Tuttavia, abbiamo riserve e preoccupazioni sui tangibili vantaggi di questo raggruppamento, soprattutto se considerato nelle modalità in cui è avvenuto finora. (...) La trasformazione in senso multilaterale del mondo non deve coincidere con l’integrazione dei paesi del Brics nel non-democratico club monopolistico delle potenze del mondo con l’esclusione dei paesi rimanenti.

(...) Noi chiamiamo a battersi per relazioni Sud-Sud che integrino tutti i paesi e i popoli del mondo in via di sviluppo e che rappresentino gli interessi e le aspirazioni di tutti i popoli del Sud unito. Come potrà il resto del continente africano trarre beneficio da questa riorganizzazione se noi ci isoliamo dal resto del continente e dai suoi popoli? (...) Questo deve portarci a contrastare la tendenza a mettere in avanscena gli stretti interessi nazionalistici dei paesi facenti parte del Brics, come è accaduto nel Movimento dei Non Allineati e al G-77, dove la solidarietà è rimasta un’intenzione e non si è tradotta in un’azione quotidiana, permettendo la permanenza di divisioni e competizioni tra paesi che dovrebbero, invece, cooperazione strettamente nella loro azione."

(1) Le premesse geografiche e storiche della differente evoluzione dell’Africa rispetto a quella dell’Eurasia sono analizzate in due preziosi articoli pubblicati sul giornale Programma Comunista: "La civile Africa nera" sul n. 13 del 1958 e "Le grandi epoche della storia africana" sul n. 14 del 1958.

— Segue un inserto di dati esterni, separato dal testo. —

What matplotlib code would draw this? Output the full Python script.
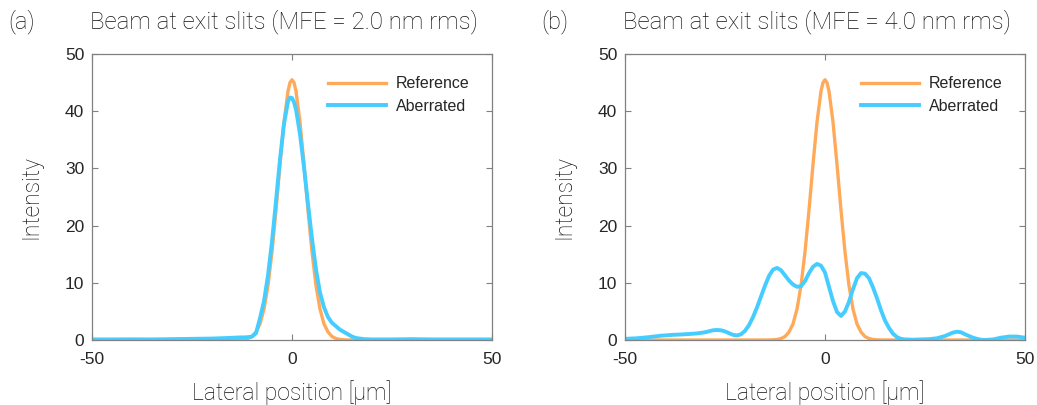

(2) Leggiamo in un articolo di J. P. Pougala del 24 aprile 2011 (Perché l’Occidente vuole la caduta di Gheddafi?): "È stata la Libia di Gheddafi che ha offerto a tutta l’Africa la sua prima rivoluzione nei tempi moderni, collegando tutto il continente tramite telefoni, televisioni, trasmissioni radiofoniche e diverse altre applicazioni tecnologiche come la telemedicina e l’insegnamento a distanza. E grazie al ponte radio WMAX è stata resa disponibile una connessione a basso costo in tutto il continente, anche nelle zone rurali. Iniziò tutto nel 1992, quando 45 nazioni africane stabilirono il Rascom (Regional African Satellite Communication Organization), facendo così in modo che l’Africa potesse avere il proprio satellite e abbattere i costi di comunicazione nel continente.Quello era un momento in cui le telefonate da e verso l’Africa erano le più costose del mondo a causa dei 500 milioni di dollari annui di tassa intascati dall’ Europa per l’utilizzo dei suoi satelliti (come l’Intelsat) per le conversazioni telefoniche, comprese quelle all’interno del paese stesso. Per il proprio satellite gli Africani dovevano sborsare 400 milioni di dollari. Non avrebbero più pagato 500 milioni di dollari di locazione annuale. Quale banchiere non finanzierebbe un progetto del genere? Ma il problema è rimasto. Come possono gli schiavi che cercano di liberarsi dallo sfruttamento del loro padrone chiedere aiuto al padrone stesso per conseguire tale libertà? Non sorprende che la Banca Mondiale, il Fondo monetario internazionale, gli Stati Uniti e l’Europa hanno fatto solo vaghe promesse per 14 anni. Gheddafi ha posto fine a queste richieste inutili ai benefattori occidentali con i loro tassi di interesse esorbitanti, mettendo sul piatto 300 milioni di dollari, insieme ai 50 milioni dell’African Development Bank e agli ulteriori 27 milioni della West African Development Bank: ed è così che l’Africa ha avuto il suo primo satellite per le comunicazioni, il 26 dicembre 2007. La Cina e la Russia hanno seguito l’esempio ed hanno condiviso la propria tecnologia contribuendo a lanciare satelliti per il Sud Africa, la Nigeria, l’Angola e l’Algeria, mentre un secondo satellite africano è stato lanciato nel luglio 2010. Il primo satellite costruito e totalmente realizzato sul suolo africano, in Algeria, è fissato per il 2020. Questo satellite è destinato a competere con i migliori del mondo, ma con un costo dieci volte inferiore, una vera e propria sfida."